→ **What is needed**:
Copy all lines below exactly as written. Leave pictures out.

→ **Recorded information**:
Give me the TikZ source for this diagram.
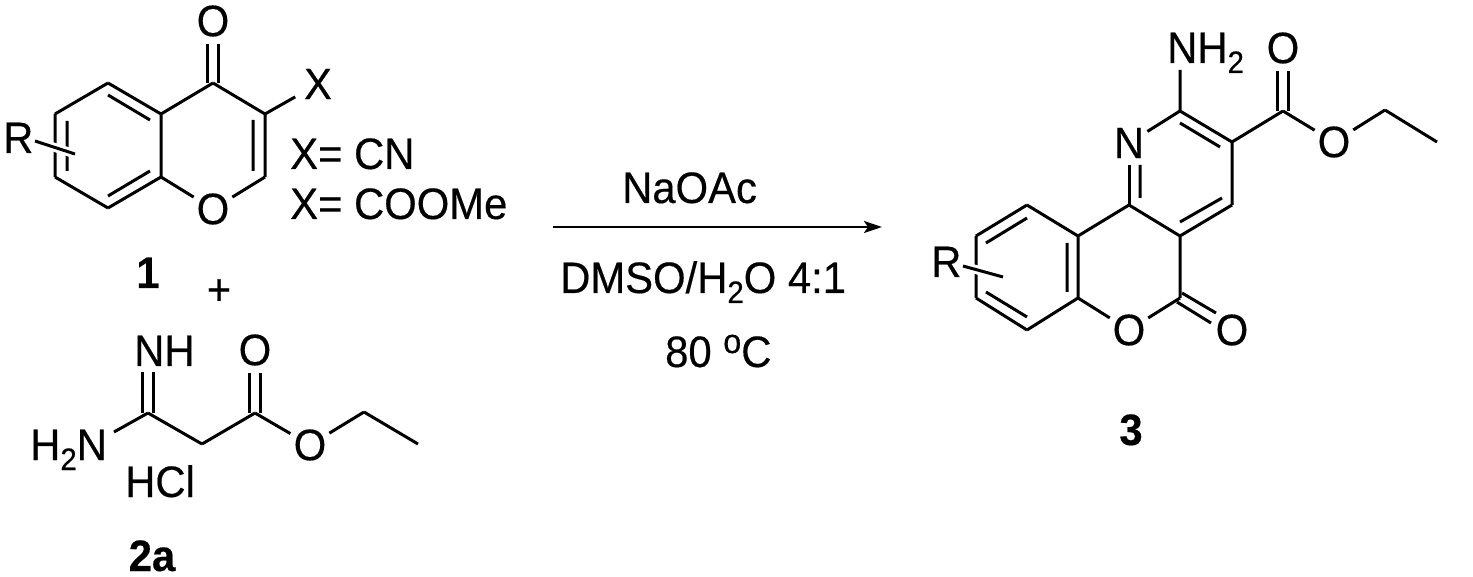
\documentclass[tikz,border=0pt]{standalone}
\usepackage{fontspec}
\setmainfont[FakeStretch=0.95,FakeBold=0.4]{Liberation Sans}
\usetikzlibrary{arrows.meta}
\newcommand{\subtwo}{\raisebox{-10pt}{\fontsize{31}{31}\selectfont 2}}
\tikzset{
  bond/.style={line width=3pt,line cap=butt,line join=round,black},
  halo/.style={line width=9pt,white},
  atomlab/.style={circle,inner sep=0pt,minimum size=43pt,font=\fontsize{44}{44}\selectfont},
  txt/.style={inner sep=0pt,anchor=base west,font=\fontsize{44}{44}\selectfont},
  cmpd/.style={inner sep=0pt,anchor=base,font=\fontsize{44}{44}\selectfont\bfseries},
  rxarrow/.style={line width=2.4pt,-{Stealth[length=18pt,width=12pt,inset=4pt]}}
}
\begin{document}
\begin{tikzpicture}[x=1pt,y=-1pt]
\useasboundingbox[fill=white] (0,0) rectangle (1473,577);
% ---- compound 1 ----
\coordinate (a4) at (213,83);
\coordinate (a3) at (265,114);
\coordinate (a2) at (265,177);
\coordinate (a8a) at (161,177);
\coordinate (a4a) at (161,114);
\coordinate (a5) at (108,83);
\coordinate (a6) at (55,114);
\coordinate (a7) at (55,177);
\coordinate (a8) at (108,208);
\coordinate (a5i) at (108,95);
\coordinate (a4ai) at (150,120);
\coordinate (a8i) at (108,196);
\coordinate (a8ai) at (150,171);
\coordinate (a6i) at (67,121);
\coordinate (a7i) at (67,171);
\coordinate (a3i) at (253,120);
\coordinate (a2i) at (253,171);
\coordinate (aRs) at (35,141);
\coordinate (aRe) at (75,154);
\node[atomlab] (aO1) at (213,209) {O};
\node[atomlab] (aO4) at (213,21) {O};
\node[atomlab,minimum size=52pt] (aX) at (318,84) {X};
\node[txt] (aR) at (3,153) {R};
\node[txt] (xcn) at (290,169) {X= CN};
\node[txt] (xcoome) at (290,219) {X= COOMe};
\node[cmpd] (n1) at (148,288) {1};
\node[txt,anchor=center] (plus) at (219,292) {+};
\draw[bond] (a4)--(a3) (a3)--(a2) (a8a)--(a4a) (a4a)--(a4) (a4a)--(a5) (a5)--(a6) (a6)--(a7) (a7)--(a8) (a8)--(a8a);
\draw[bond] (a5i)--(a4ai) (a8i)--(a8ai) (a6i)--(a7i) (a3i)--(a2i);
\draw[bond] (a8a)--(aO1) (a2)--(aO1) (a3)--(aX);
\draw[bond] ([xshift=-5.5pt]a4)--([xshift=-5.5pt]aO4.south) ([xshift=5.5pt]a4)--([xshift=5.5pt]aO4.south);
\draw[halo] (aRs)--(aRe);
\draw[bond] (aRs)--(aRe);
% ---- compound 2a ----
\coordinate (b1) at (148,413);
\coordinate (b2) at (202,444);
\coordinate (b3) at (255,413);
\coordinate (b4) at (364,412);
\coordinate (b5) at (418,444);
\coordinate (bNe) at (114,432);
\coordinate (bNHs) at (148,372);
\node[txt] (bNH) at (134,366) {NH};
\node[atomlab] (bO1) at (255,350) {O};
\node[atomlab] (bO2) at (310,445) {O};
\node[txt] (bH2N) at (30,460) {H\subtwo N};
\node[txt] (bHCl) at (125,497) {HCl};
\node[cmpd] (n2a) at (152,571) {2a};
\draw[bond] (bNe)--(b1) (b1)--(b2) (b2)--(b3) (b3)--(bO2) (bO2)--(b4) (b4)--(b5);
\draw[bond] ([xshift=-5.5pt]b1)--([xshift=-5.5pt]bNHs) ([xshift=5.5pt]b1)--([xshift=5.5pt]bNHs);
\draw[bond] ([xshift=-5.5pt]b3)--([xshift=-5.5pt]bO1.south) ([xshift=5.5pt]b3)--([xshift=5.5pt]bO1.south);
% ---- arrow ----
\coordinate (arS) at (553,227);
\coordinate (arE) at (882,227);
\draw[rxarrow] (arS)--(arE);
\node[txt] (naoac) at (622,203) {NaOAc};
\node[txt] (dmso) at (560,293) {DMSO/H\subtwo O 4:1};
\node[txt] (temp) at (665,367) {80 \raisebox{14pt}{\fontsize{34}{34}\selectfont o}C};
% ---- compound 3 ----
\coordinate (c2) at (1180,111);
\coordinate (c3) at (1232,142);
\coordinate (c4) at (1232,205);
\coordinate (c4a) at (1180,236);
\coordinate (c10b) at (1129,205);
\coordinate (c10a) at (1078,236);
\coordinate (c10) at (1027,205);
\coordinate (c9) at (976,236);
\coordinate (c8) at (976,298);
\coordinate (c7) at (1027,330);
\coordinate (c6a) at (1078,298);
\coordinate (c5) at (1180,298);
\coordinate (ce) at (1283,111);
\coordinate (ce1) at (1385,110);
\coordinate (ce2) at (1437,142);
\coordinate (cNH) at (1180,70);
\coordinate (c2i) at (1180,123);
\coordinate (c3i) at (1220,147);
\coordinate (c4i) at (1222,198);
\coordinate (c4ai) at (1180,222);
\coordinate (cNi) at (1140,165);
\coordinate (c10bi) at (1140,198);
\coordinate (c10ai) at (1067,243);
\coordinate (c6ai) at (1067,292);
\coordinate (c10i) at (1027,218);
\coordinate (c9i) at (986,243);
\coordinate (c8i) at (986,292);
\coordinate (c7i) at (1027,317);
\coordinate (cRs) at (963,266);
\coordinate (cRe) at (1003,277);
\coordinate (cc1) at (1182,293);
\coordinate (cc2) at (1216,313);
\coordinate (cc3) at (1177,302);
\coordinate (cc4) at (1211,323);
\node[atomlab] (cN) at (1129,143) {N};
\node[atomlab] (cO1) at (1129,330) {O};
\node[atomlab] (cO2) at (1232,330) {O};
\node[atomlab] (cO3) at (1283,48) {O};
\node[atomlab] (cO4) at (1334,142) {O};
\node[txt] (cNH2) at (1167,63) {NH\subtwo};
\node[txt] (cR) at (931,277) {R};
\node[cmpd] (n3) at (1131,445) {3};
\draw[bond] (cNH)--(c2) (c2)--(c3) (c3)--(c4) (c4)--(c4a) (c4a)--(c10b) (c10b)--(c10a) (c10a)--(c10) (c10)--(c9) (c9)--(c8) (c8)--(c7) (c7)--(c6a) (c6a)--(c10a) (c4a)--(c5) (c3)--(ce);
\draw[bond] (c2)--(cN) (c6a)--(cO1) (c5)--(cO1) (ce)--(cO4) (cO4)--(ce1) (ce1)--(ce2);
\draw[bond] (c2i)--(c3i) (c4i)--(c4ai) (cNi)--(c10bi) (c10ai)--(c6ai) (c10i)--(c9i) (c8i)--(c7i) (cc1)--(cc2) (cc3)--(cc4);
\draw[bond] (c10b)--(cN.south);
\draw[bond] ([xshift=-5.5pt]ce)--([xshift=-5.5pt]cO3.south) ([xshift=5.5pt]ce)--([xshift=5.5pt]cO3.south);
\draw[halo] (cRs)--(cRe);
\draw[bond] (cRs)--(cRe);
\end{tikzpicture}
\end{document}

→ **Task result**:
Give me the TikZ source for this diagram.
\documentclass[tikz,border=0pt]{standalone}
\usepackage{fontspec}
\setmainfont[FakeStretch=0.95,FakeBold=0.4]{Liberation Sans}
\usetikzlibrary{arrows.meta}
\newcommand{\subtwo}{\raisebox{-10pt}{\fontsize{31}{31}\selectfont 2}}
\tikzset{
  bond/.style={line width=3pt,line cap=butt,line join=round,black},
  halo/.style={line width=9pt,white},
  atomlab/.style={circle,inner sep=0pt,minimum size=43pt,font=\fontsize{44}{44}\selectfont},
  txt/.style={inner sep=0pt,anchor=base west,font=\fontsize{44}{44}\selectfont},
  cmpd/.style={inner sep=0pt,anchor=base,font=\fontsize{44}{44}\selectfont\bfseries},
  rxarrow/.style={line width=2.4pt,-{Stealth[length=18pt,width=12pt,inset=4pt]}}
}
\begin{document}
\begin{tikzpicture}[x=1pt,y=-1pt]
\useasboundingbox[fill=white] (0,0) rectangle (1473,577);
% ---- compound 1 ----
\coordinate (a4) at (213,83);
\coordinate (a3) at (265,114);
\coordinate (a2) at (265,177);
\coordinate (a8a) at (161,177);
\coordinate (a4a) at (161,114);
\coordinate (a5) at (108,83);
\coordinate (a6) at (55,114);
\coordinate (a7) at (55,177);
\coordinate (a8) at (108,208);
\coordinate (a5i) at (108,95);
\coordinate (a4ai) at (150,120);
\coordinate (a8i) at (108,196);
\coordinate (a8ai) at (150,171);
\coordinate (a6i) at (67,121);
\coordinate (a7i) at (67,171);
\coordinate (a3i) at (253,120);
\coordinate (a2i) at (253,171);
\coordinate (aRs) at (35,141);
\coordinate (aRe) at (75,154);
\node[atomlab] (aO1) at (213,209) {O};
\node[atomlab] (aO4) at (213,21) {O};
\node[atomlab,minimum size=52pt] (aX) at (318,84) {X};
\node[txt] (aR) at (3,153) {R};
\node[txt] (xcn) at (290,169) {X= CN};
\node[txt] (xcoome) at (290,219) {X= COOMe};
\node[cmpd] (n1) at (148,288) {1};
\node[txt,anchor=center] (plus) at (219,292) {+};
\draw[bond] (a4)--(a3) (a3)--(a2) (a8a)--(a4a) (a4a)--(a4) (a4a)--(a5) (a5)--(a6) (a6)--(a7) (a7)--(a8) (a8)--(a8a);
\draw[bond] (a5i)--(a4ai) (a8i)--(a8ai) (a6i)--(a7i) (a3i)--(a2i);
\draw[bond] (a8a)--(aO1) (a2)--(aO1) (a3)--(aX);
\draw[bond] ([xshift=-5.5pt]a4)--([xshift=-5.5pt]aO4.south) ([xshift=5.5pt]a4)--([xshift=5.5pt]aO4.south);
\draw[halo] (aRs)--(aRe);
\draw[bond] (aRs)--(aRe);
% ---- compound 2a ----
\coordinate (b1) at (148,413);
\coordinate (b2) at (202,444);
\coordinate (b3) at (255,413);
\coordinate (b4) at (364,412);
\coordinate (b5) at (418,444);
\coordinate (bNe) at (114,432);
\coordinate (bNHs) at (148,372);
\node[txt] (bNH) at (134,366) {NH};
\node[atomlab] (bO1) at (255,350) {O};
\node[atomlab] (bO2) at (310,445) {O};
\node[txt] (bH2N) at (30,460) {H\subtwo N};
\node[txt] (bHCl) at (125,497) {HCl};
\node[cmpd] (n2a) at (152,571) {2a};
\draw[bond] (bNe)--(b1) (b1)--(b2) (b2)--(b3) (b3)--(bO2) (bO2)--(b4) (b4)--(b5);
\draw[bond] ([xshift=-5.5pt]b1)--([xshift=-5.5pt]bNHs) ([xshift=5.5pt]b1)--([xshift=5.5pt]bNHs);
\draw[bond] ([xshift=-5.5pt]b3)--([xshift=-5.5pt]bO1.south) ([xshift=5.5pt]b3)--([xshift=5.5pt]bO1.south);
% ---- arrow ----
\coordinate (arS) at (553,227);
\coordinate (arE) at (882,227);
\draw[rxarrow] (arS)--(arE);
\node[txt] (naoac) at (622,203) {NaOAc};
\node[txt] (dmso) at (560,293) {DMSO/H\subtwo O 4:1};
\node[txt] (temp) at (665,367) {80 \raisebox{14pt}{\fontsize{34}{34}\selectfont o}C};
% ---- compound 3 ----
\coordinate (c2) at (1180,111);
\coordinate (c3) at (1232,142);
\coordinate (c4) at (1232,205);
\coordinate (c4a) at (1180,236);
\coordinate (c10b) at (1129,205);
\coordinate (c10a) at (1078,236);
\coordinate (c10) at (1027,205);
\coordinate (c9) at (976,236);
\coordinate (c8) at (976,298);
\coordinate (c7) at (1027,330);
\coordinate (c6a) at (1078,298);
\coordinate (c5) at (1180,298);
\coordinate (ce) at (1283,111);
\coordinate (ce1) at (1385,110);
\coordinate (ce2) at (1437,142);
\coordinate (cNH) at (1180,70);
\coordinate (c2i) at (1180,123);
\coordinate (c3i) at (1220,147);
\coordinate (c4i) at (1222,198);
\coordinate (c4ai) at (1180,222);
\coordinate (cNi) at (1140,165);
\coordinate (c10bi) at (1140,198);
\coordinate (c10ai) at (1067,243);
\coordinate (c6ai) at (1067,292);
\coordinate (c10i) at (1027,218);
\coordinate (c9i) at (986,243);
\coordinate (c8i) at (986,292);
\coordinate (c7i) at (1027,317);
\coordinate (cRs) at (963,266);
\coordinate (cRe) at (1003,277);
\coordinate (cc1) at (1182,293);
\coordinate (cc2) at (1216,313);
\coordinate (cc3) at (1177,302);
\coordinate (cc4) at (1211,323);
\node[atomlab] (cN) at (1129,143) {N};
\node[atomlab] (cO1) at (1129,330) {O};
\node[atomlab] (cO2) at (1232,330) {O};
\node[atomlab] (cO3) at (1283,48) {O};
\node[atomlab] (cO4) at (1334,142) {O};
\node[txt] (cNH2) at (1167,63) {NH\subtwo};
\node[txt] (cR) at (931,277) {R};
\node[cmpd] (n3) at (1131,445) {3};
\draw[bond] (cNH)--(c2) (c2)--(c3) (c3)--(c4) (c4)--(c4a) (c4a)--(c10b) (c10b)--(c10a) (c10a)--(c10) (c10)--(c9) (c9)--(c8) (c8)--(c7) (c7)--(c6a) (c6a)--(c10a) (c4a)--(c5) (c3)--(ce);
\draw[bond] (c2)--(cN) (c6a)--(cO1) (c5)--(cO1) (ce)--(cO4) (cO4)--(ce1) (ce1)--(ce2);
\draw[bond] (c2i)--(c3i) (c4i)--(c4ai) (cNi)--(c10bi) (c10ai)--(c6ai) (c10i)--(c9i) (c8i)--(c7i) (cc1)--(cc2) (cc3)--(cc4);
\draw[bond] (c10b)--(cN.south);
\draw[bond] ([xshift=-5.5pt]ce)--([xshift=-5.5pt]cO3.south) ([xshift=5.5pt]ce)--([xshift=5.5pt]cO3.south);
\draw[halo] (cRs)--(cRe);
\draw[bond] (cRs)--(cRe);
\end{tikzpicture}
\end{document}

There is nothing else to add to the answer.